Seguo Nicoz Balboa dal primo graphic novel che ha scritto, Born to lose, e mi sono fin da subito innamorata del suo stile davvero originale sia a livello di disegno (incasinato, pasticciato, disordinato, ma al contempo estremamente raffinato) sia a livello narrativo (ho sempre definito i suoi lavori dei diari in forma grafica, ma lui chiarisce in questo suo ultimo lavoro che non si tratta strettamente di autobiografia, bensì di autofiction, che è cosa ben diversa).
Negli ultimi due lavori, Play with fire e quest'ultimo Transformer, Nicoz si è addentrato sempre di più - anche in virtù della scelta di intraprendere un percorso di transizione - in temi delicati e complessi che lo riguardano da vicino, ma che riguardano anche molte altre persone, ossia l'appartenenza di genere e l'orientamento sessuale.
In un certo senso Transformer è la messa a fuoco di quanto era presente già - seppure in maniera ancora confusa e incerta - in Play with fire, ossia la presa di coscienza della propria disforia di genere e la decisione di intraprendere la strada della transizione, e nel frattempo di comprendere anche il proprio prevalente orientamento sessuale.
Ne viene fuori il racconto di un percorso in cui le paure, le insicurezze, le problematicità sono tante, ma anche i momenti di euforia che coincidono con quelli in cui il protagonista si sente a suo agio e riconciliato con sé stesso. Questa alternanza di stati d'animo e di condizioni va di pari passo con la consapevolezza che la scelta della transizione richiede pazienza e accettazione dell'incertezza, perché non c'è un pulsante ON/OFF che consenta di switchare facilmente e totalmente da uno all'altro.
Io personalmente sono piuttosto convinta che il genere - e in una certa misura anche l'orientamento sessuale - non siano un dato immobile nel tempo e che è inscritto in maniera immutabile in ciascuno di noi, bensì siano il frutto di una rinegoziazione che va avanti tutta la vita. E ho scoperto che questa è anche la posizione della psicologa Carol Gilligan, sebbene io l'abbia letta indirettamente perché citata nel libro di Pablo Sendra e Richard Sennett, Progettare il disordine (Roma, Treccani, 2020).

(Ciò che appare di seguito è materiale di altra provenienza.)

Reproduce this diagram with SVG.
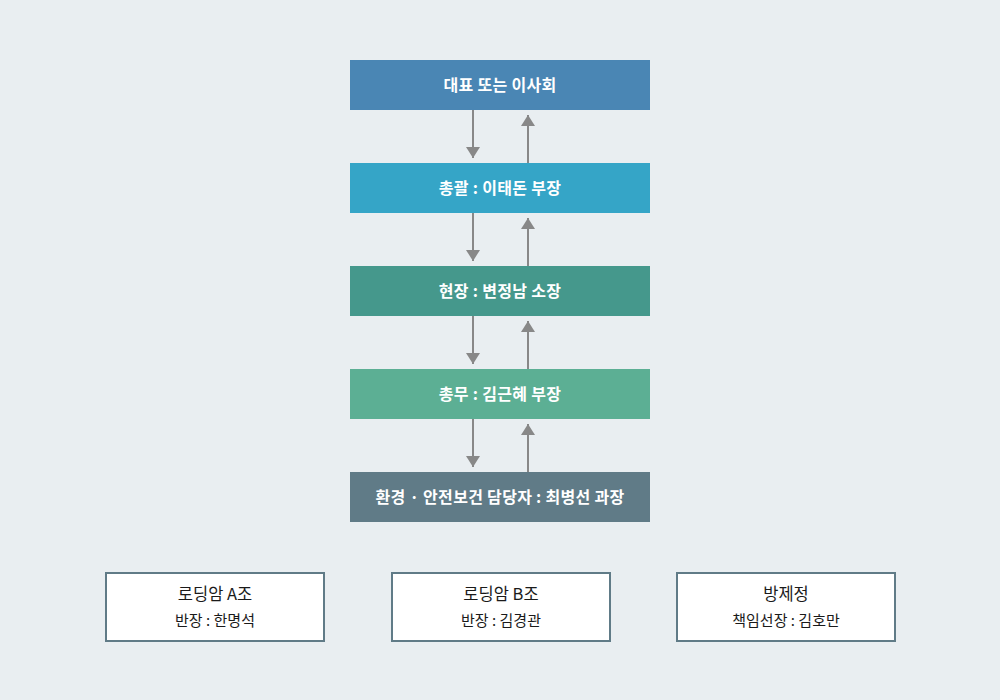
<svg xmlns="http://www.w3.org/2000/svg" width="1000" height="700" viewBox="0 0 1000 700">
<defs>
<marker id="ah" markerWidth="11" markerHeight="14" refX="11" refY="7" orient="auto" markerUnits="userSpaceOnUse" viewBox="0 0 11 14">
<path d="M0,0 L11,7 L0,14 Z" fill="#888888"/>
</marker>
<style>
.main{font-family:"Noto Sans CJK KR","Noto Sans",sans-serif;font-size:16px;font-weight:bold;fill:#ffffff;text-anchor:middle;letter-spacing:0.3px}
.sub1{font-family:"Noto Sans CJK KR","Noto Sans",sans-serif;font-size:16.5px;fill:#1a1a1a;text-anchor:middle}
.sub2{font-family:"Noto Sans CJK KR","Noto Sans",sans-serif;font-size:15px;fill:#1a1a1a;text-anchor:middle}
.team{fill:#ffffff;stroke:#607b87;stroke-width:2}
.conn{stroke:#888888;stroke-width:2;fill:none;marker-end:url(#ah)}
</style>
</defs>
<rect width="1000" height="700" fill="#e9eef1"/>
<g id="n1"><rect x="350" y="60" width="300" height="50" fill="#4a86b4"/><text class="main" x="500" y="91">대표 또는 이사회</text></g>
<g id="n2"><rect x="350" y="163" width="300" height="50" fill="#35a5c7"/><text class="main" x="500" y="194">총괄 : 이태돈 부장</text></g>
<g id="n3"><rect x="350" y="266" width="300" height="50" fill="#45988c"/><text class="main" x="500" y="297">현장 : 변정남 소장</text></g>
<g id="n4"><rect x="350" y="369" width="300" height="50" fill="#5caf94"/><text class="main" x="500" y="400">총무 : 김근혜 부장</text></g>
<g id="n5"><rect x="350" y="472" width="300" height="50" fill="#607b87"/><text class="main" x="500" y="503">환경 · 안전보건 담당자 : 최병선 과장</text></g>
<g id="connectors">
<line class="conn" x1="473" y1="110" x2="473" y2="158"/>
<line class="conn" x1="528" y1="163" x2="528" y2="115"/>
<line class="conn" x1="473" y1="213" x2="473" y2="261"/>
<line class="conn" x1="528" y1="266" x2="528" y2="218"/>
<line class="conn" x1="473" y1="316" x2="473" y2="364"/>
<line class="conn" x1="528" y1="369" x2="528" y2="321"/>
<line class="conn" x1="473" y1="419" x2="473" y2="467"/>
<line class="conn" x1="528" y1="472" x2="528" y2="424"/>
</g>
<g id="teamA"><rect class="team" x="106" y="573" width="218" height="68"/><text class="sub1" x="215" y="600">로딩암 A조</text><text class="sub2" x="215" y="626">반장 : 한명석</text></g>
<g id="teamB"><rect class="team" x="392" y="573" width="218" height="68"/><text class="sub1" x="501" y="600">로딩암 B조</text><text class="sub2" x="501" y="626">반장 : 김경관</text></g>
<g id="teamC"><rect class="team" x="677" y="573" width="218" height="68"/><text class="sub1" x="786" y="600">방제정</text><text class="sub2" x="786" y="626">책임선장 : 김호만</text></g>
</svg>
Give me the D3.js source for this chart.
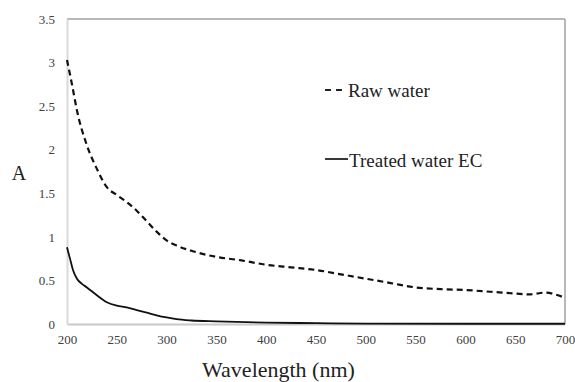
<!DOCTYPE html>
<html><head><meta charset="utf-8">
<script src="https://cdn.jsdelivr.net/npm/d3@7"></script>
<style>body{margin:0;background:#fff}svg{display:block}svg text{font-family:"Liberation Serif",Tinos,Times,serif !important}</style>
</head><body>
<svg id="c" width="575" height="382"></svg>
<script>
const wavelengths = [200,205,210,220,230,240,250,260,270,280,290,300,310,325,350,375,400,425,450,475,500,525,550,575,600,625,650,665,680,690,700];
const rawWater    = [3.03,2.75,2.45,2.05,1.78,1.57,1.48,1.40,1.30,1.18,1.06,0.96,0.90,0.84,0.77,0.73,0.68,0.65,0.62,0.57,0.52,0.47,0.42,0.40,0.39,0.37,0.35,0.34,0.36,0.34,0.30];
const treatedWl   = [200,203,206,210,215,220,230,240,250,260,270,280,290,300,310,325,350,400,450,500,600,700];
const treatedEC   = [0.88,0.75,0.62,0.52,0.46,0.42,0.33,0.25,0.21,0.19,0.16,0.13,0.10,0.075,0.055,0.04,0.03,0.015,0.01,0.005,0.003,0.003];
const xTicks = [200,250,300,350,400,450,500,550,600,650,700];
const yTicks = [0,0.5,1,1.5,2,2.5,3,3.5];
const legendLabels = ["Raw water","Treated water EC"];

const svg = d3.select("#c");
const L=67,R=565,T=19,B=324;
const x = d3.scaleLinear().domain([200,700]).range([L,R]);
const y = d3.scaleLinear().domain([0,3.5]).range([B,T]);

// plot border
svg.append("line").attr("x1",L).attr("x2",R).attr("y1",T).attr("y2",T).attr("stroke","#a0a0a0").attr("stroke-width",1.5);
svg.append("line").attr("x1",R).attr("x2",R).attr("y1",T).attr("y2",B).attr("stroke","#a0a0a0").attr("stroke-width",1.5);

// axes
const xAxis = svg.append("g").attr("transform",`translate(0,${B})`)
  .call(d3.axisBottom(x).tickValues(xTicks).tickSize(0).tickPadding(11).tickFormat(d3.format("d")));
const yAxis = svg.append("g").attr("transform",`translate(${L},0)`)
  .call(d3.axisLeft(y).tickValues(yTicks).tickSize(0).tickPadding(12).tickFormat(d=>String(d)));
yAxis.select(".domain").attr("stroke","#d9d9d9").attr("stroke-width",2);
xAxis.select(".domain").attr("stroke","#c8c8c8").attr("stroke-width",2);
[xAxis,yAxis].forEach(g=>g.selectAll("text").attr("font-size",13).attr("fill","#404040"));

// lines
const lineRaw = d3.line().x((d,i)=>x(wavelengths[i])).y(d=>y(d)).curve(d3.curveMonotoneX);
const lineTr = d3.line().x((d,i)=>x(treatedWl[i])).y(d=>y(d)).curve(d3.curveMonotoneX);
svg.append("path").attr("d",lineRaw(rawWater)).attr("fill","none").attr("stroke","#111").attr("stroke-width",2.2).attr("stroke-dasharray","6,4");
svg.append("path").attr("d",lineTr(treatedEC)).attr("fill","none").attr("stroke","#111").attr("stroke-width",1.8);

// legend
svg.append("line").attr("x1",325).attr("x2",343).attr("y1",90).attr("y2",90).attr("stroke","#222").attr("stroke-width",1.8).attr("stroke-dasharray","6,5");
svg.append("text").attr("x",348).attr("y",97).text(legendLabels[0]).attr("font-size",19).attr("fill","#222");
svg.append("line").attr("x1",325).attr("x2",348).attr("y1",159).attr("y2",159).attr("stroke","#222").attr("stroke-width",1.8);
svg.append("text").attr("x",349).attr("y",167).text(legendLabels[1]).attr("font-size",19).attr("fill","#222");

// axis titles
svg.append("text").attr("x",278.5).attr("y",377).attr("text-anchor","middle").text("Wavelength (nm)").attr("font-size",22).attr("fill","#222");
svg.append("text").attr("x",19).attr("y",180).attr("text-anchor","middle").text("A").attr("font-size",20).attr("fill","#222");
</script>
</body></html>
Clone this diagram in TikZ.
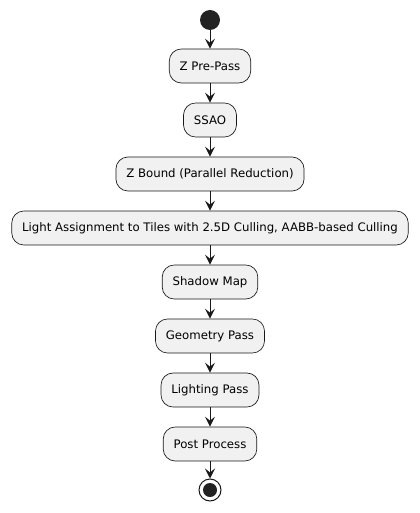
\documentclass[tikz,border=0pt]{standalone}
\usepackage{fontspec}
\setmainfont{DejaVu Sans}
\usetikzlibrary{arrows.meta}
\definecolor{boxfill}{HTML}{F1F1F1}
\definecolor{linec}{HTML}{181818}
\definecolor{dotc}{HTML}{222222}
\begin{document}
\begin{tikzpicture}[x=0.75pt,y=-0.75pt,
  act/.style={draw=linec,fill=boxfill,line width=0.5pt,rounded corners=9pt,minimum height=25.5pt,inner xsep=7.8pt,font=\fontsize{8.8pt}{11pt}\selectfont},
  flow/.style={draw=linec,line width=0.75pt,-{Stealth[length=7.5pt,width=7.5pt,inset=3pt]}}]
\useasboundingbox (0,0) rectangle (420,513);
\node[circle,fill=dotc,minimum size=15pt,inner sep=0pt] (start) at (210,20) {};
\node[act] (a1) at (210,66) {Z Pre-Pass};
\node[act] (a2) at (210,120) {SSAO};
\node[act] (a3) at (210,174) {Z Bound (Parallel Reduction)};
\node[act] (a4) at (210,228) {Light Assignment to Tiles with 2.5D Culling, AABB-based Culling};
\node[act] (a5) at (210,282) {Shadow Map};
\node[act] (a6) at (210,336) {Geometry Pass};
\node[act] (a7) at (210,390) {Lighting Pass};
\node[act] (a8) at (210,444) {Post Process};
\node[circle,draw=linec,line width=0.75pt,fill=white,minimum size=16.5pt,inner sep=0pt] (end) at (210,490) {};
\node[circle,fill=dotc,minimum size=10.5pt,inner sep=0pt] at (end) {};
\draw[flow] (start) -- (a1);
\draw[flow] (a1) -- (a2);
\draw[flow] (a2) -- (a3);
\draw[flow] (a3) -- (a4);
\draw[flow] (a4) -- (a5);
\draw[flow] (a5) -- (a6);
\draw[flow] (a6) -- (a7);
\draw[flow] (a7) -- (a8);
\draw[flow] (a8) -- (end);
\end{tikzpicture}
\end{document}
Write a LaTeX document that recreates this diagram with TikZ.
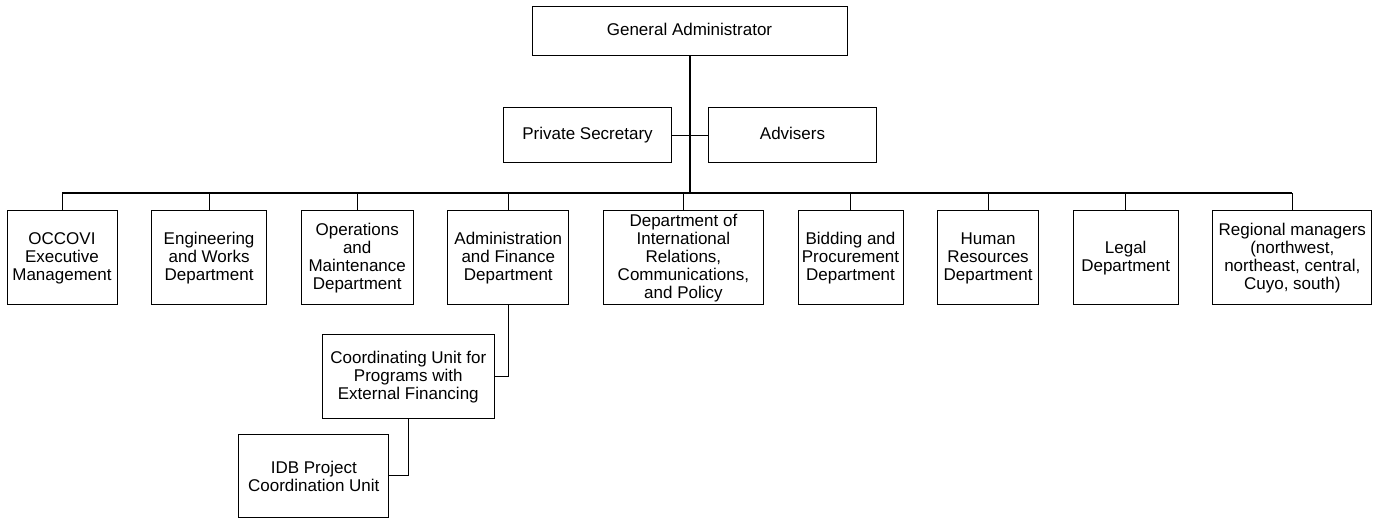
\documentclass[tikz,border=0pt]{standalone}
\usepackage{fontspec}
\setmainfont{Liberation Sans}
\usepackage{tikz}
\usetikzlibrary{positioning}

\begin{document}
\begin{tikzpicture}[x=1pt,y=1pt,node distance=33.6pt,line width=1pt,
                    org node/.style={rectangle,draw,align=center,inner sep=2pt,
                      minimum height=94pt,font=\fontsize{17}{18}\selectfont},
                    top node/.style={org node,minimum height=55pt,text height=12pt,text depth=4pt},
                    trunk/.style={line width=2pt},
                    bus/.style={line width=1.5pt}]

  \useasboundingbox (0,0) rectangle (1385,-518);

  \node[top node, minimum width=315pt, minimum height=49pt] at (689.5,-31.5) (genadmin) {General Administrator};
  \node[top node, minimum width=168pt] [below left = 51pt and 17.5pt of genadmin.south] (privsec) {Private Secretary};
  \node[top node, minimum width=168pt] [below right = 51pt and 18.5pt of genadmin.south] (advisers) {Advisers};
  \coordinate (bus) at (689.5,-193);

  \node[org node, minimum width=110pt] at (62,-258) (occovi) {OCCOVI\\Executive\\Management};
  \node[org node, minimum width=115pt] [right = of occovi] (engworks) {Engineering\\and Works\\Department};
  \node[org node, minimum width=112pt] [right = of engworks] (opsmaint) {Operations\\and\\Maintenance\\Department};
  \node[org node, minimum width=121pt] [right = of opsmaint] (adminfin) {Administration\\and Finance\\Department};
  \node[org node, minimum width=160pt] [right = of adminfin] (intlrel) {Department of\\International\\Relations,\\Communications,\\and Policy};
  \node[org node, minimum width=105pt] [right = of intlrel] (bidding) {Bidding and\\Procurement\\Department};
  \node[org node, minimum width=101pt] [right = of bidding] (humres) {Human\\Resources\\Department};
  \node[org node, minimum width=105pt] [right = of humres] (legal) {Legal\\Department};
  \node[org node, minimum width=159pt] [right = of legal] (regional) {Regional managers\\(northwest,\\northeast, central,\\Cuyo, south)};

  \node[org node, minimum width=172pt, minimum height=84pt] [below left = 29pt and 13.5pt of adminfin.south] (coordunit) {Coordinating Unit for\\Programs with\\External Financing};
  \node[org node, minimum width=150pt, minimum height=82pt] [below left = 15pt and 19pt of coordunit.south] (idbunit) {IDB Project\\Coordination Unit};

\draw[trunk] (genadmin) -- (bus);
\draw (privsec) -- (advisers);
\draw[bus] (occovi.north |- bus) -- (regional.north |- bus);
\foreach \dept in {occovi,engworks,opsmaint,adminfin,intlrel,bidding,humres,legal,regional}
  \draw (\dept.north) -- (\dept.north |- bus);
\draw (adminfin.south) |- (coordunit.east);
\draw (coordunit.south) |- (idbunit.east);

\end{tikzpicture}
\end{document}
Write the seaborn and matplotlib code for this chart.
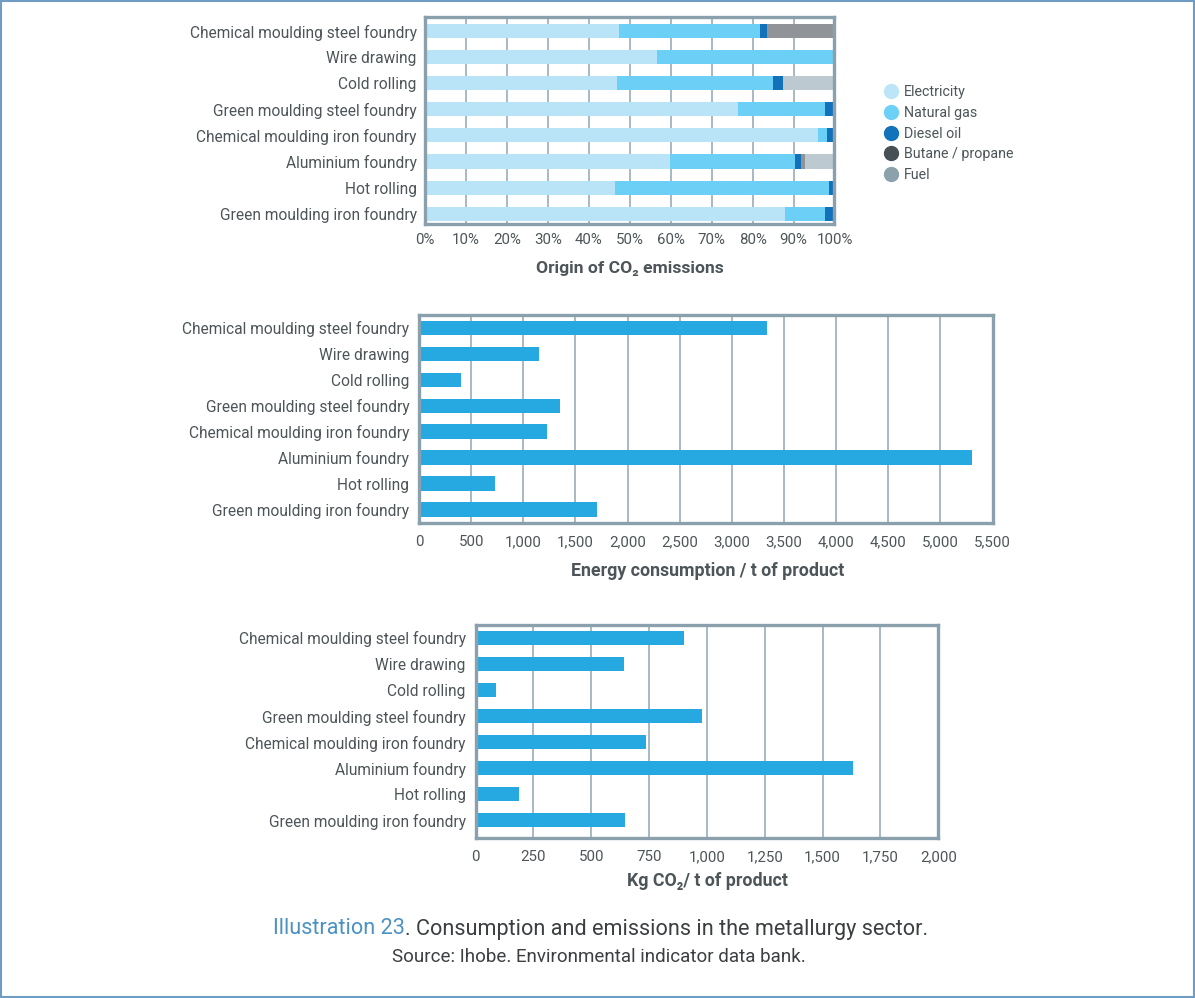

È anche per questo - oltre che probabilmente per il fatto che appartengo a una generazione sempre meno al passo con i tempi - che faccio fatica a prendere una posizione netta in merito a temi così complessi.
Però per fortuna mantengo la capacità di comprendere, di empatizzare, e soprattutto di rispettare le scelte altrui, quando sono fatte nella piena libertà e ci si assume la responsabilità delle stesse. In questo senso la storia di Nicoz aiuta certamente a capire la sofferenza di chi ha vissuti diversi dal nostro, a non costruire steccati, bensì ad accogliere le scelte degli altri. Chiaramente le questioni sono complesse né Nicoz ha alcuna pretesa di dare risposte valide per tutti e soprattutto non necessariamente per tutte le situazioni, però racconta con sincerità la propria personale battaglia per diventare sé stesso e soprattutto per provare a essere felice.